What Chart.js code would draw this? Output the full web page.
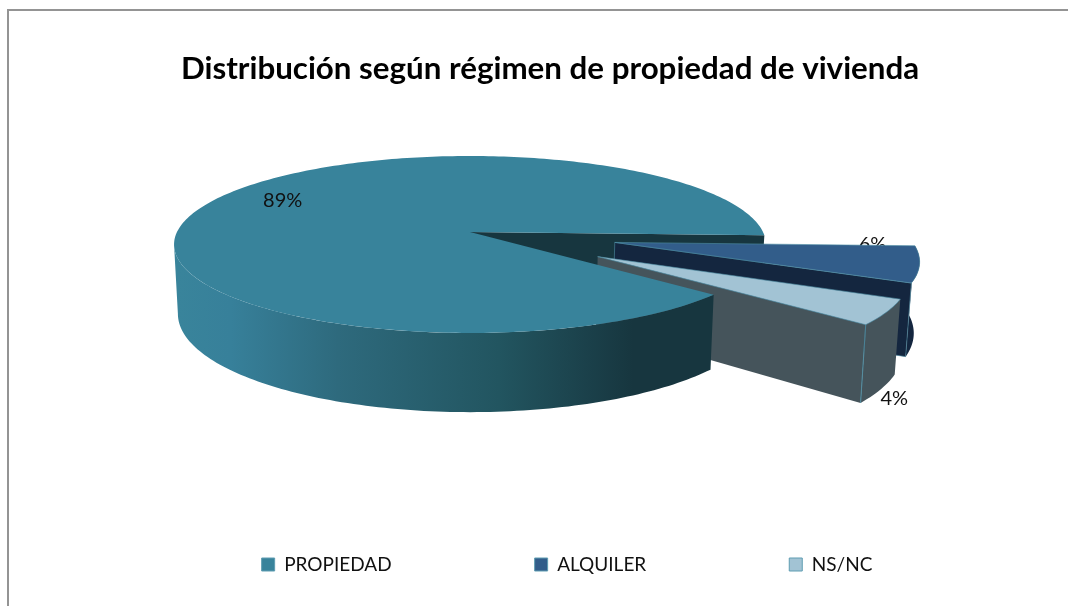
<!DOCTYPE html>
<html>
<head>
<meta charset="utf-8">
<title>Distribución según régimen de propiedad de vivienda</title>
<script src="https://cdn.jsdelivr.net/npm/chart.js@4/dist/chart.umd.min.js"></script>
<style>
  html, body { margin: 0; padding: 0; background: #fff; overflow: hidden; }
  #wrap { position: relative; width: 1068px; height: 606px; }
  #frame { position: absolute; left: 7px; top: 9px; right: 0; bottom: 0; border-left: 2px solid #949494; border-top: 2px solid #949494; }
  canvas { position: absolute; left: 0; top: 0; }
</style>
</head>
<body>
<div id="wrap">
  <div id="frame"></div>
  <canvas id="chart" width="1068" height="606"></canvas>
</div>
<script>
const categories = ['PROPIEDAD', 'ALQUILER', 'NS/NC'];
const shares = [89.2, 6.4, 4.4];
const percentLabels = ['89%', '6%', '4%'];
const topColors = ['#38839b', '#325d8a', '#a2c3d4'];
const sideColors = ['#17363f', '#14263f', '#45545b'];
const sliceOffsets = [0, 586, 586];

// how the flat pie is tilted on the page
const tilt = { centerX: 470, centerY: 232, squash: 0.296, perspective: 0.141, height: 68, bottomShrink: 0.013 };
// where the percent labels sit: radius along the slice, then a nudge in pixels
const labelSpots = [
  { radius: 0.78, dx: 17, dy: -8, behind: false },
  { radius: 0.93, dx: -25, dy: -18, behind: true },
  { radius: 1, dx: 8, dy: 86, behind: false }
];

function projector(arc) {
  const R = arc.outerRadius;
  const off = (arc.options.offset || 0) / 4 / R; // same /4 the library uses for arc offset
  const mid = (arc.startAngle + arc.endAngle) / 2;
  const ox = Math.cos(mid) * off;
  const oy = Math.sin(mid) * off;
  return function (angle, r, z) {
    const u = ox + r * Math.cos(angle);
    const v = oy + r * Math.sin(angle);
    const w = 1 - tilt.perspective * v;
    return {
      x: tilt.centerX + R * u / w * (1 - tilt.bottomShrink * z),
      y: tilt.centerY + (R * tilt.squash * v + tilt.height * z) / w
    };
  };
}

function fillPoly(ctx, pts, fill, edge) {
  ctx.beginPath();
  pts.forEach((p, i) => i ? ctx.lineTo(p.x, p.y) : ctx.moveTo(p.x, p.y));
  ctx.closePath();
  ctx.fillStyle = fill;
  ctx.fill();
  if (edge) {
    ctx.lineWidth = 0.6;
    ctx.strokeStyle = edge;
    ctx.stroke();
  }
}

function rim(project, from, to, z) {
  const pts = [];
  const steps = Math.max(6, Math.ceil(Math.abs(to - from) / 0.02));
  for (let i = 0; i <= steps; i++) {
    pts.push(project(from + (to - from) * i / steps, 1, z));
  }
  return pts;
}

function drawTop(ctx, arc, fill, edge) {
  const p = projector(arc);
  fillPoly(ctx, [p(0, 0, 0)].concat(rim(p, arc.startAngle, arc.endAngle, 0)), fill, edge);
}

// flat cut face going from the centre out to the rim at this angle
function drawCut(ctx, arc, angle, fill, edge) {
  const p = projector(arc);
  fillPoly(ctx, [p(0, 0, 0), p(angle, 1, 0), p(angle, 1, 1), p(0, 0, 1)], fill, edge);
}

// outer wall: the front of the circle up to the left silhouette,
// which with perspective falls a little before the half turn
function drawWall(ctx, arc, fill) {
  const p = projector(arc);
  const turn = arc.startAngle >= Math.PI * 2 ? Math.PI * 2 : 0; // later slices run past a full turn
  const from = Math.max(arc.startAngle - turn, 0);
  const to = Math.min(arc.endAngle - turn, Math.PI - Math.asin(tilt.perspective));
  if (to <= from) return;
  fillPoly(ctx, rim(p, from, to, 0).concat(rim(p, to, from, 1)), fill);
}

function drawLabel(ctx, arc, i) {
  const spot = labelSpots[i];
  const mid = (arc.startAngle + arc.endAngle) / 2;
  const pos = projector(arc)(mid, spot.radius, 0);
  ctx.font = '20px Lato';
  ctx.fillStyle = '#111';
  ctx.textAlign = 'center';
  ctx.textBaseline = 'middle';
  ctx.fillText(percentLabels[i], pos.x + spot.dx, pos.y + spot.dy);
}

const tiltedPie = {
  id: 'tiltedPie',
  afterLayout(chart) {
    // the legend row sits a little right of the title
    chart.legend.left += 17;
    chart.legend.right += 17;
  },
  beforeDatasetDraw(chart, args) {
    const ctx = chart.ctx;
    const arcs = args.meta.data;
    const main = arcs[0];
    const edge = '#4f8fa5';
    ctx.save();

    // cut face of the big slice, behind the pulled-out slices
    drawCut(ctx, main, main.endAngle, sideColors[0]);

    if (labelSpots[1].behind) drawLabel(ctx, arcs[1], 1);

    // pulled-out slices
    drawWall(ctx, arcs[1], sideColors[1]);
    drawCut(ctx, arcs[1], arcs[1].endAngle, sideColors[1], edge);
    drawTop(ctx, arcs[1], topColors[1], edge);

    drawCut(ctx, arcs[2], arcs[2].endAngle, sideColors[2]);
    drawWall(ctx, arcs[2], sideColors[2]);
    const p2 = projector(arcs[2]);
    fillPoly(ctx, [p2(arcs[2].endAngle, 1, 0), p2(arcs[2].endAngle, 1, 1)], sideColors[2], edge);
    drawTop(ctx, arcs[2], topColors[2], edge);

    // big slice wall with the left to right shading, then its top
    const left = projector(main)(Math.PI, 1, 0).x;
    const right = projector(main)(main.startAngle, 1, 0).x;
    const shade = ctx.createLinearGradient(left, 0, right, 0);
    shade.addColorStop(0, '#39849b');
    shade.addColorStop(0.1, '#37809a');
    shade.addColorStop(0.3, '#2e6a7d');
    shade.addColorStop(0.6, '#225560');
    shade.addColorStop(0.85, '#17363f');
    shade.addColorStop(1, '#17363f');
    drawWall(ctx, main, shade);
    drawTop(ctx, main, topColors[0]);

    drawLabel(ctx, main, 0);
    drawLabel(ctx, arcs[2], 2);
    ctx.restore();
    return false; // faces above replace the flat arcs
  }
};

new Chart(document.getElementById('chart'), {
  type: 'pie',
  data: {
    labels: categories,
    datasets: [{
      data: shares,
      backgroundColor: topColors,
      borderColor: '#5f9db2',
      borderWidth: 1,
      offset: sliceOffsets,
      clip: false
    }]
  },
  options: {
    responsive: false,
    animation: false,
    rotation: 131,
    radius: 293,
    cutout: '0%', // a plain 0 turns into NaN with offsets this large
    layout: { padding: { left: 32, bottom: 22 } },
    plugins: {
      tooltip: { enabled: false },
      title: {
        display: true,
        text: 'Distribución según régimen de propiedad de vivienda',
        color: '#000',
        font: { family: 'Lato', size: 31.3, weight: 'bold' },
        padding: { top: 50, bottom: 20 }
      },
      legend: {
        position: 'bottom',
        labels: {
          color: '#111',
          font: { family: 'Lato', size: 19 },
          boxWidth: 13,
          boxHeight: 13,
          padding: 143
        }
      }
    }
  },
  plugins: [tiltedPie]
});
</script>
</body>
</html>
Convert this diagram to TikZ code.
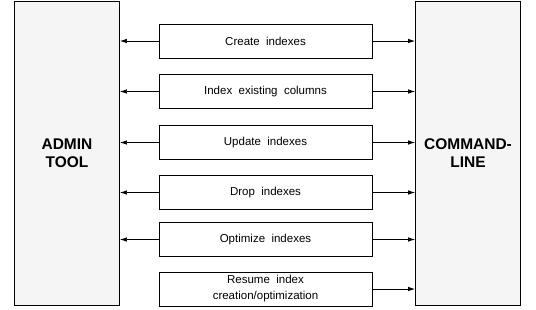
* * * *
What you have to do ->
Go through the listing above and write it all out exactly, leaving out any picture.

Full solution ->
What Chart.js code would draw this? Output the full web page.
<!DOCTYPE html>
<html>
<head>
<meta charset="utf-8">
<title>Distribución según régimen de propiedad de vivienda</title>
<script src="https://cdn.jsdelivr.net/npm/chart.js@4/dist/chart.umd.min.js"></script>
<style>
  html, body { margin: 0; padding: 0; background: #fff; overflow: hidden; }
  #wrap { position: relative; width: 1068px; height: 606px; }
  #frame { position: absolute; left: 7px; top: 9px; right: 0; bottom: 0; border-left: 2px solid #949494; border-top: 2px solid #949494; }
  canvas { position: absolute; left: 0; top: 0; }
</style>
</head>
<body>
<div id="wrap">
  <div id="frame"></div>
  <canvas id="chart" width="1068" height="606"></canvas>
</div>
<script>
const categories = ['PROPIEDAD', 'ALQUILER', 'NS/NC'];
const shares = [89.2, 6.4, 4.4];
const percentLabels = ['89%', '6%', '4%'];
const topColors = ['#38839b', '#325d8a', '#a2c3d4'];
const sideColors = ['#17363f', '#14263f', '#45545b'];
const sliceOffsets = [0, 586, 586];

// how the flat pie is tilted on the page
const tilt = { centerX: 470, centerY: 232, squash: 0.296, perspective: 0.141, height: 68, bottomShrink: 0.013 };
// where the percent labels sit: radius along the slice, then a nudge in pixels
const labelSpots = [
  { radius: 0.78, dx: 17, dy: -8, behind: false },
  { radius: 0.93, dx: -25, dy: -18, behind: true },
  { radius: 1, dx: 8, dy: 86, behind: false }
];

function projector(arc) {
  const R = arc.outerRadius;
  const off = (arc.options.offset || 0) / 4 / R; // same /4 the library uses for arc offset
  const mid = (arc.startAngle + arc.endAngle) / 2;
  const ox = Math.cos(mid) * off;
  const oy = Math.sin(mid) * off;
  return function (angle, r, z) {
    const u = ox + r * Math.cos(angle);
    const v = oy + r * Math.sin(angle);
    const w = 1 - tilt.perspective * v;
    return {
      x: tilt.centerX + R * u / w * (1 - tilt.bottomShrink * z),
      y: tilt.centerY + (R * tilt.squash * v + tilt.height * z) / w
    };
  };
}

function fillPoly(ctx, pts, fill, edge) {
  ctx.beginPath();
  pts.forEach((p, i) => i ? ctx.lineTo(p.x, p.y) : ctx.moveTo(p.x, p.y));
  ctx.closePath();
  ctx.fillStyle = fill;
  ctx.fill();
  if (edge) {
    ctx.lineWidth = 0.6;
    ctx.strokeStyle = edge;
    ctx.stroke();
  }
}

function rim(project, from, to, z) {
  const pts = [];
  const steps = Math.max(6, Math.ceil(Math.abs(to - from) / 0.02));
  for (let i = 0; i <= steps; i++) {
    pts.push(project(from + (to - from) * i / steps, 1, z));
  }
  return pts;
}

function drawTop(ctx, arc, fill, edge) {
  const p = projector(arc);
  fillPoly(ctx, [p(0, 0, 0)].concat(rim(p, arc.startAngle, arc.endAngle, 0)), fill, edge);
}

// flat cut face going from the centre out to the rim at this angle
function drawCut(ctx, arc, angle, fill, edge) {
  const p = projector(arc);
  fillPoly(ctx, [p(0, 0, 0), p(angle, 1, 0), p(angle, 1, 1), p(0, 0, 1)], fill, edge);
}

// outer wall: the front of the circle up to the left silhouette,
// which with perspective falls a little before the half turn
function drawWall(ctx, arc, fill) {
  const p = projector(arc);
  const turn = arc.startAngle >= Math.PI * 2 ? Math.PI * 2 : 0; // later slices run past a full turn
  const from = Math.max(arc.startAngle - turn, 0);
  const to = Math.min(arc.endAngle - turn, Math.PI - Math.asin(tilt.perspective));
  if (to <= from) return;
  fillPoly(ctx, rim(p, from, to, 0).concat(rim(p, to, from, 1)), fill);
}

function drawLabel(ctx, arc, i) {
  const spot = labelSpots[i];
  const mid = (arc.startAngle + arc.endAngle) / 2;
  const pos = projector(arc)(mid, spot.radius, 0);
  ctx.font = '20px Lato';
  ctx.fillStyle = '#111';
  ctx.textAlign = 'center';
  ctx.textBaseline = 'middle';
  ctx.fillText(percentLabels[i], pos.x + spot.dx, pos.y + spot.dy);
}

const tiltedPie = {
  id: 'tiltedPie',
  afterLayout(chart) {
    // the legend row sits a little right of the title
    chart.legend.left += 17;
    chart.legend.right += 17;
  },
  beforeDatasetDraw(chart, args) {
    const ctx = chart.ctx;
    const arcs = args.meta.data;
    const main = arcs[0];
    const edge = '#4f8fa5';
    ctx.save();

    // cut face of the big slice, behind the pulled-out slices
    drawCut(ctx, main, main.endAngle, sideColors[0]);

    if (labelSpots[1].behind) drawLabel(ctx, arcs[1], 1);

    // pulled-out slices
    drawWall(ctx, arcs[1], sideColors[1]);
    drawCut(ctx, arcs[1], arcs[1].endAngle, sideColors[1], edge);
    drawTop(ctx, arcs[1], topColors[1], edge);

    drawCut(ctx, arcs[2], arcs[2].endAngle, sideColors[2]);
    drawWall(ctx, arcs[2], sideColors[2]);
    const p2 = projector(arcs[2]);
    fillPoly(ctx, [p2(arcs[2].endAngle, 1, 0), p2(arcs[2].endAngle, 1, 1)], sideColors[2], edge);
    drawTop(ctx, arcs[2], topColors[2], edge);

    // big slice wall with the left to right shading, then its top
    const left = projector(main)(Math.PI, 1, 0).x;
    const right = projector(main)(main.startAngle, 1, 0).x;
    const shade = ctx.createLinearGradient(left, 0, right, 0);
    shade.addColorStop(0, '#39849b');
    shade.addColorStop(0.1, '#37809a');
    shade.addColorStop(0.3, '#2e6a7d');
    shade.addColorStop(0.6, '#225560');
    shade.addColorStop(0.85, '#17363f');
    shade.addColorStop(1, '#17363f');
    drawWall(ctx, main, shade);
    drawTop(ctx, main, topColors[0]);

    drawLabel(ctx, main, 0);
    drawLabel(ctx, arcs[2], 2);
    ctx.restore();
    return false; // faces above replace the flat arcs
  }
};

new Chart(document.getElementById('chart'), {
  type: 'pie',
  data: {
    labels: categories,
    datasets: [{
      data: shares,
      backgroundColor: topColors,
      borderColor: '#5f9db2',
      borderWidth: 1,
      offset: sliceOffsets,
      clip: false
    }]
  },
  options: {
    responsive: false,
    animation: false,
    rotation: 131,
    radius: 293,
    cutout: '0%', // a plain 0 turns into NaN with offsets this large
    layout: { padding: { left: 32, bottom: 22 } },
    plugins: {
      tooltip: { enabled: false },
      title: {
        display: true,
        text: 'Distribución según régimen de propiedad de vivienda',
        color: '#000',
        font: { family: 'Lato', size: 31.3, weight: 'bold' },
        padding: { top: 50, bottom: 20 }
      },
      legend: {
        position: 'bottom',
        labels: {
          color: '#111',
          font: { family: 'Lato', size: 19 },
          boxWidth: 13,
          boxHeight: 13,
          padding: 143
        }
      }
    }
  },
  plugins: [tiltedPie]
});
</script>
</body>
</html>
Convert this diagram to TikZ code.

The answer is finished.